Yapılan iş sözleşmesi ile ücretin parça başına ya da iş tutarı üzerinden ödenmesine karar verilmesi mümkündür. Ancak bu anlaşmaya rağmen işverenin işçiye, anlaşılandan daha az iş vermesi halinde işverenin eksik işlerin tutarını, işçinin ücretinden mahsup etme hakkı bulunmamaktadır. İşveren, işçinin yapabileceği sayı ve tutardaki işin ücretini ödemek zorundadır.
ZORLAYICI SEBEPLER NELERDİR?
Zorlayıcı sebeple iş sözleşmesinin feshi, kanunda ''işçinin çalıştığı iş yerinde bir haftadan fazla süre ile işin durmasını gerektirecek zorlayıcı sebepler ortaya çıkarsa'' şeklinde düzenlenmiş olup, bu zorlayıcı sebeplerin neler olduklarına emsal Yargıtay kararları açıklık getirmektedir.
Zorlayıcı neden, kaçınılması mümkün olmayan, önceden öngörülemeyen, dıştan gelen bir olaydır. İş yerinde yangın, su baskını, makinelerin arızalanması gibi durumlar, zorlayıcı neden sayılırken; makinelerin bakıma alınması bu kapsamda değerlendirilmemektedir.
Ayrıca belirtilmelidir ki, iş yerindeki zorlayıcı neden sırasında çalışması mümkün olmayan işçiye bir haftaya kadar olan süre boyunca, her gün için yarım ücret ödenir.
Zorlayıcı sebebin devam ettiği süre boyunca işçinin iş sözleşmesinin askıda kaldığı kabul edilir. Açıklanan bu zorlayıcı sebeplerin bir haftadan daha uzun sürmesi halinde ise işçinin, iş sözleşmesini feshetme hakkı doğar.
İŞ SÖZLEŞMESİNİ FESHEDEN İŞÇİ KIDEM TAZMİNATINA HAK KAZANIR MI?
İş sözleşmesinin feshedilmesinden sonra uygulamada en çok karşılaşılan soru, kıdem tazminatının talep edilip edilemeyeceğidir.
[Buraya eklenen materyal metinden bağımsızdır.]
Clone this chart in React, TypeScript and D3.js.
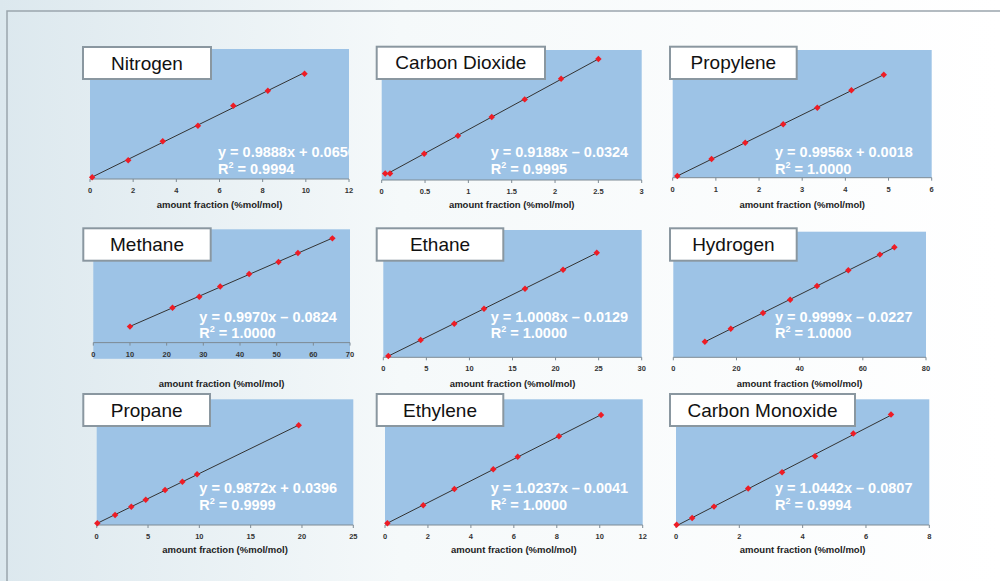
import React from "react";
import * as d3 from "d3";

// calibration data, one entry per gas
const GASES = [
  "Nitrogen", "Carbon Dioxide", "Propylene",
  "Methane", "Ethane", "Hydrogen",
  "Propane", "Ethylene", "Carbon Monoxide",
];

const X_VALUES = [
  [0.1, 1.77, 3.37, 5.0, 6.64, 8.24, 9.94],
  [0.04, 0.096, 0.49, 0.88, 1.27, 1.65, 2.07, 2.5],
  [0.107, 0.9, 1.68, 2.56, 3.35, 4.14, 4.89],
  [10.0, 21.6, 28.9, 34.6, 42.5, 50.5, 55.8, 65.2],
  [0.58, 4.34, 8.24, 11.69, 16.45, 20.87, 24.78],
  [10.0, 18.2, 28.4, 37.0, 45.5, 55.4, 65.4, 70.0],
  [0.06, 1.79, 3.37, 4.78, 6.66, 8.35, 9.78, 19.68],
  [0.11, 1.78, 3.23, 5.04, 6.18, 8.1, 10.06],
  [0.02, 0.51, 1.2, 2.28, 3.35, 4.39, 5.6, 6.79],
];

const Y_VALUES = [
  [0.16, 1.73, 3.48, 4.92, 6.77, 8.15, 9.72],
  [0.0, 0.0, 0.39, 0.75, 1.12, 1.47, 1.88, 2.27],
  [0.08, 0.88, 1.64, 2.51, 3.29, 4.11, 4.84],
  [9.88, 21.6, 28.4, 34.6, 42.4, 49.8, 55.4, 64.4],
  [0.31, 4.08, 7.92, 11.45, 16.17, 20.65, 24.65],
  [9.94, 18.2, 28.2, 36.7, 45.4, 55.4, 65.4, 70.1],
  [0.34, 1.99, 3.64, 5.03, 6.96, 8.61, 10.08, 19.82],
  [0.16, 1.88, 3.44, 5.32, 6.52, 8.47, 10.5],
  [0.02, 0.45, 1.17, 2.32, 3.36, 4.38, 5.82, 7.03],
];

const X_DOMAINS = [[0, 12], [0, 3], [0, 6], [0, 70], [0, 30], [0, 80], [0, 25], [0, 12], [0, 8]];
const Y_DOMAINS = [[0, 12], [-0.13, 2.45], [0, 6], [-10, 70], [0, 30], [0, 80], [0, 25], [0, 12], [0, 8]];
const AXIS_CROSS = [0, -0.13, 0, 0, 0, 0, 0, 0, 0];

const X_TICKS = [
  [0, 2, 4, 6, 8, 10, 12],
  [0, 0.5, 1, 1.5, 2, 2.5, 3],
  [0, 1, 2, 3, 4, 5, 6],
  [0, 10, 20, 30, 40, 50, 60, 70],
  [0, 5, 10, 15, 20, 25, 30],
  [0, 20, 40, 60, 80],
  [0, 5, 10, 15, 20, 25],
  [0, 2, 4, 6, 8, 10, 12],
  [0, 2, 4, 6, 8],
];

const EQUATIONS = [
  "y = 0.9888x + 0.0650", "y = 0.9188x \u2013 0.0324", "y = 0.9956x + 0.0018",
  "y = 0.9970x \u2013 0.0824", "y = 1.0008x \u2013 0.0129", "y = 0.9999x \u2013 0.0227",
  "y = 0.9872x + 0.0396", "y = 1.0237x \u2013 0.0041", "y = 1.0442x \u2013 0.0807",
];
const R_SQUARED = ["0.9994", "0.9995", "1.0000", "1.0000", "1.0000", "1.0000", "0.9999", "1.0000", "0.9994"];

const AXIS_TITLE = "amount fraction (%mol/mol)";

// layout (pixels) for each panel
const LAYOUT = [
  { plot: [90, 49, 259, 130], title: [83, 47, 128, 32], eqX: 218 },
  { plot: [381.7, 50, 260, 130], title: [376.7, 46.7, 168.3, 32.3], eqX: 490.7 },
  { plot: [672.7, 50, 259, 127.7], title: [670, 46.7, 126.7, 32.3], eqX: 775 },
  { plot: [93.3, 229.3, 256.7, 129.5], title: [83.3, 228.3, 127.4, 32.4], eqX: 199.3 },
  { plot: [383.3, 230, 258.4, 127.3], title: [376.7, 228.3, 126.6, 32.4], eqX: 490.7 },
  { plot: [673.3, 231.7, 252.7, 125.6], title: [670, 228.3, 126.7, 32.4], eqX: 775 },
  { plot: [96.7, 399.3, 256.6, 125.7], title: [83.3, 394, 126.7, 32], eqX: 199.3 },
  { plot: [385, 399.3, 257.7, 125.7], title: [376.7, 394, 126.6, 32], eqX: 490.7 },
  { plot: [676, 399.3, 253.3, 125.7], title: [670, 394, 185, 32], eqX: 775 },
];
const ROW_EQ_Y = [157.3, 321.7, 493.3];
const ROW_LABEL_Y = [204, 383.5, 549];

const FONT = "Arial, 'Liberation Sans', Helvetica, sans-serif";

function fitLine(xs: number[], ys: number[]) {
  const mx = d3.mean(xs)!;
  const my = d3.mean(ys)!;
  const sxy = d3.sum(xs, (x, i) => (x - mx) * (ys[i] - my));
  const sxx = d3.sum(xs, (x) => (x - mx) ** 2);
  const slope = sxy / sxx;
  return { slope, intercept: my - slope * mx };
}

const marker = d3.symbol().type(d3.symbolSquare).size(21)();

const Panel = ({ i }: { i: number }) => {
  const lay = LAYOUT[i];
  const [px, py, pw, ph] = lay.plot;
  const [tx, ty, tw, th] = lay.title;
  const row = Math.floor(i / 3);
  const xs = X_VALUES[i];
  const ys = Y_VALUES[i];

  const x = d3.scaleLinear().domain(X_DOMAINS[i]).range([px, px + pw]);
  const y = d3.scaleLinear().domain(Y_DOMAINS[i]).range([py + ph, py]);
  const axisY = y(AXIS_CROSS[i]);

  const { slope, intercept } = fitLine(xs, ys);
  const [x0, x1] = d3.extent(xs) as [number, number];
  const trend = d3
    .line<number>()
    .x((d) => x(d))
    .y((d) => y(slope * d + intercept))([x0, x1]);

  const eqY = ROW_EQ_Y[row];

  return (
    <g>
      <defs>
        <clipPath id={`clip${i}`}>
          <rect x={px} y={py} width={pw} height={ph} />
        </clipPath>
      </defs>
      <rect x={px} y={py} width={pw} height={ph} fill="#9dc3e6" />

      <line x1={px} x2={px + pw} y1={axisY} y2={axisY} stroke="#7d8a94" strokeWidth={1} />
      {X_TICKS[i].map((t) => (
        <g key={t}>
          <line x1={x(t)} x2={x(t)} y1={axisY} y2={axisY + 3} stroke="#7d8a94" />
          <text
            x={x(t)}
            y={axisY + 11.5}
            textAnchor="middle"
            dominantBaseline="central"
            fontFamily={FONT}
            fontWeight="bold"
            fontSize={7.5}
            fill="#333"
          >
            {String(t)}
          </text>
        </g>
      ))}

      <path d={trend ?? ""} stroke="#333" strokeWidth={1} fill="none" />
      {xs.map((xv, k) => (
        <path
          key={k}
          d={marker}
          transform={`translate(${x(xv)},${y(ys[k])}) rotate(45)`}
          fill="#ee1c25"
        />
      ))}

      <g clipPath={`url(#clip${i})`} fontFamily={FONT} fontWeight="bold" fill="#fff" fontSize={14.5}>
        <text x={lay.eqX} y={eqY}>{EQUATIONS[i]}</text>
        <text x={lay.eqX} y={eqY + 16.7}>
          R<tspan fontSize={9} dy={-6}>2</tspan>
          <tspan dy={6}>{` = ${R_SQUARED[i]}`}</tspan>
        </text>
      </g>

      <text
        x={px + pw / 2}
        y={ROW_LABEL_Y[row]}
        textAnchor="middle"
        dominantBaseline="central"
        fontFamily={FONT}
        fontWeight="bold"
        fontSize={9.5}
        fill="#222"
      >
        {AXIS_TITLE}
      </text>

      <rect x={tx} y={ty} width={tw} height={th} fill="#fff" stroke="#8a97a0" strokeWidth={2} />
      <text
        x={tx + tw / 2}
        y={ty + th / 2}
        textAnchor="middle"
        dominantBaseline="central"
        fontFamily={FONT}
        fontSize={19}
        fill="#111"
      >
        {GASES[i]}
      </text>
    </g>
  );
};

export default function App() {
  return (
    <>
      <style>{"body{margin:0}"}</style>
      <svg width={1000} height={581} style={{ display: "block" }}>
        <defs>
          <linearGradient id="bg" x1="0" x2="1" y1="0" y2="0">
            <stop offset="0%" stopColor="#dce8ee" />
            <stop offset="40%" stopColor="#f5f9fa" />
            <stop offset="100%" stopColor="#ffffff" />
          </linearGradient>
        </defs>
        <rect width={1000} height={581} fill="url(#bg)" />
        <path d="M7,581 V11 H1000" fill="none" stroke="#9aa5ad" strokeWidth={1.5} />
        {GASES.map((_, i) => (
          <Panel key={i} i={i} />
        ))}
      </svg>
    </>
  );
}
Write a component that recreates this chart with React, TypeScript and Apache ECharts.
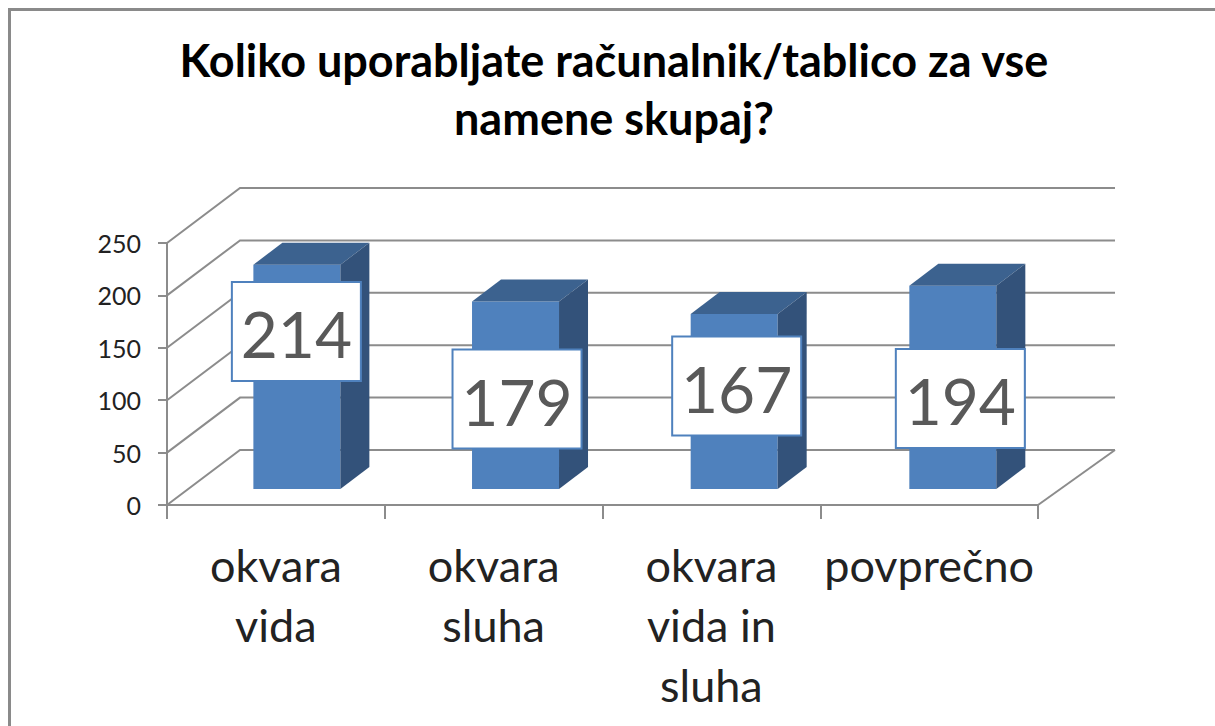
import React, { useEffect, useRef } from "react";
import * as echarts from "echarts";

const titleLines = ["Koliko uporabljate računalnik/tablico za vse", "namene skupaj?"];
const categories = ["okvara\nvida", "okvara\nsluha", "okvara\nvida in\nsluha", "povprečno"];
const values = [214, 179, 167, 194];
const yTicks = [0, 50, 100, 150, 200, 250];

// layout only: projection of the pseudo-3D box and hand-placed label boxes
const FLOOR_DX = 73;
const FLOOR_DY = -55;
const WALL_RIGHT_EXTRA = 4;
const BAR_W = 87;
const BAR_DX = 29;
const BAR_DY = -22;
const BAR_SHIFT_X = 21;
const BAR_SPREAD = 0.9;
const BAR_SHIFT_Y = -16;
const LABEL_W = 129;
const LABEL_H = 99;
const LABEL_DX = [-0.5, 1.5, 2.5, 7.5];
const LABEL_CENTER_Y = [331.5, 399, 386, 398.5];
const GRID_COLOR = "#8c8c8c";
const FONT = "Lato, Carlito, 'Open Sans', sans-serif";

export default function App() {
  const ref = useRef<HTMLDivElement>(null);
  useEffect(() => {
    document.body.style.margin = "0";
    const chart = echarts.init(ref.current!, undefined, { renderer: "svg" });
    chart.setOption({
      animation: false,
      backgroundColor: "#ffffff",
      title: {
        text: titleLines.join("\n"),
        left: 609,
        top: 26,
        textAlign: "center",
        textStyle: { fontFamily: FONT, fontWeight: "bold", fontSize: 45, color: "#000", lineHeight: 58 },
      },
      graphic: [
        {
          type: "polyline",
          silent: true,
          shape: { points: [[9.5, 726], [9.5, 9.5], [1215, 9.5]] },
          style: { stroke: "#8a8a8a", lineWidth: 3, fill: "none" },
        },
      ],
      grid: { left: 167, right: 177, top: 243, height: 262 },
      xAxis: {
        type: "category",
        data: categories,
        axisLine: { lineStyle: { color: GRID_COLOR, width: 2 } },
        axisTick: { show: true, length: 14, lineStyle: { color: GRID_COLOR, width: 2 } },
        axisLabel: { fontFamily: FONT, fontSize: 45, color: "#222", lineHeight: 60, margin: 30, interval: 0, verticalAlign: "top" },
      },
      yAxis: {
        type: "value",
        min: 0,
        max: 250,
        interval: 50,
        axisLine: { show: true, lineStyle: { color: GRID_COLOR, width: 2 } },
        axisTick: { show: true, length: 9, lineStyle: { color: GRID_COLOR, width: 2 } },
        axisLabel: { fontFamily: FONT, fontSize: 25, color: "#222", margin: 26 },
        splitLine: { show: false },
      },
      series: [
        {
          type: "custom",
          silent: true,
          z: 1,
          data: yTicks,
          renderItem: (params: any, api: any) => {
            const v = api.value(0);
            const y = api.coord([0, v])[1];
            const cs = params.coordSys;
            const x0 = cs.x;
            const x1 = cs.x + cs.width;
            const xBack = x1 + FLOOR_DX + WALL_RIGHT_EXTRA;
            const children: any[] = [
              {
                type: "polyline",
                shape: { points: [[x0, y], [x0 + FLOOR_DX, y + FLOOR_DY], [xBack, y + FLOOR_DY]] },
                style: { stroke: GRID_COLOR, lineWidth: 2, fill: "none" },
              },
            ];
            if (v === 0) {
              children.push({
                type: "line",
                shape: { x1, y1: y, x2: xBack, y2: y + FLOOR_DY },
                style: { stroke: GRID_COLOR, lineWidth: 2 },
              });
            }
            return { type: "group", children };
          },
          encode: { y: 0 },
        },
        {
          type: "custom",
          silent: true,
          z: 2,
          data: values.map((v, i) => [i, v]),
          encode: { x: 0, y: 1 },
          renderItem: (params: any, api: any) => {
            const i = api.value(0);
            const v = api.value(1);
            const top = api.coord([i, v]);
            const base = api.coord([i, 0]);
            const xL = top[0] + BAR_SHIFT_X + i * BAR_SPREAD - BAR_W / 2;
            const xR = xL + BAR_W;
            const yT = top[1] + BAR_SHIFT_Y;
            const yB = base[1] + BAR_SHIFT_Y;
            const lx = xL + BAR_W / 2 + LABEL_DX[i] - LABEL_W / 2;
            const ly = LABEL_CENTER_Y[i] - LABEL_H / 2;
            return {
              type: "group",
              children: [
                { type: "rect", shape: { x: xL, y: yT, width: BAR_W, height: yB - yT }, style: { fill: "#4f81bd" } },
                {
                  type: "polygon",
                  shape: { points: [[xL, yT], [xL + BAR_DX, yT + BAR_DY], [xR + BAR_DX, yT + BAR_DY], [xR, yT]] },
                  style: { fill: "#3c628f" },
                },
                {
                  type: "polygon",
                  shape: { points: [[xR, yT], [xR + BAR_DX, yT + BAR_DY], [xR + BAR_DX, yB + BAR_DY], [xR, yB]] },
                  style: { fill: "#33527a" },
                },
                {
                  type: "rect",
                  shape: { x: lx, y: ly, width: LABEL_W, height: LABEL_H },
                  style: { fill: "#fff", stroke: "#4f81bd", lineWidth: 2 },
                },
                {
                  type: "text",
                  style: {
                    x: lx + LABEL_W / 2,
                    y: ly + LABEL_H / 2 + 2,
                    text: String(v),
                    align: "center",
                    verticalAlign: "middle",
                    fontFamily: FONT,
                    fontSize: 64,
                    fill: "#595959",
                  },
                },
              ],
            };
          },
        },
      ],
    });
    return () => chart.dispose();
  }, []);
  return <div ref={ref} style={{ width: 1215, height: 726 }} />;
}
Kanun koyucu, haklı sebeple iş sözleşmesini fesheden işçinin kıdem esaslarına göre hak kazandığı takdirde kıdem tazminatını alabileceğini düzenlemiştir.
İŞÇİNİN DERHAL FESİH HAKKINI KULLANIRKEN, İŞVERENE İHBAR SÜRESİ VERMESİ GEREKİR Mİ?
İşçinin derhal fesih hakkı konusunda unutulmaması gereken önemli bir husus, bu fesih bildiriminde kanuni ihbar sürelerine uyulmasına gerek olmadığıdır. İşçi, yukarıda sayılan durumlardan birine dayanarak iş sözleşmesini feshetmek isterse, işverene karşı ihbar süresine uymak zorunda değildir. Dolayısıyla, işveren tarafından ihbar tazminatı da talep edilemeyecektir.
BELİRSİZ SÜRELİ İŞ SÖZLEŞMESİNİN FESHİ
İşçi, yukarıda açıklanan derhal fesih hakkı doğuran hallerden biri gerçekleşmemesine rağmen belirsiz süreli iş sözleşmesini feshetmek isterse, Kanunun 17. maddesinde düzenlenmiş ihbar sürelerine uymak zorundadır. Bu sürelere uyulması halinde işverene karşı ihbar tazminatı borcu doğmayacaktır. Kanun ihbar süresinin hesabında, iş sözleşmesinin devam etmiş olduğu süreye göre farklı ihbar süreleri öngörmüştür.
Buna göre iş sözleşmesi;
· 6 aydan kısa sürmüş olan işçi için, bildirim tarihinden itibaren 2 hafta,
· 6 aydan 18 aya kadar sürmüş ise 4 hafta,
· 18 aydan 3 yıla kadar sürmüş ise 6 hafta,
· 3 yıldan fazla sürmüş ise 8 hafta
ihbar süresi sonunda iş sözleşmesi feshedilmiş sayılacaktır.
Unutmamak gerekir ki, iş sözleşmesinde taraflarca bu süreler uzatılabilir ancak kısaltılamaz. Ayrıca ihbar süresine uymayan işçi, işverene karşı bu süre tutarındaki ücreti kadar ihbar tazminatı ödemekle yükümlü olacaktır.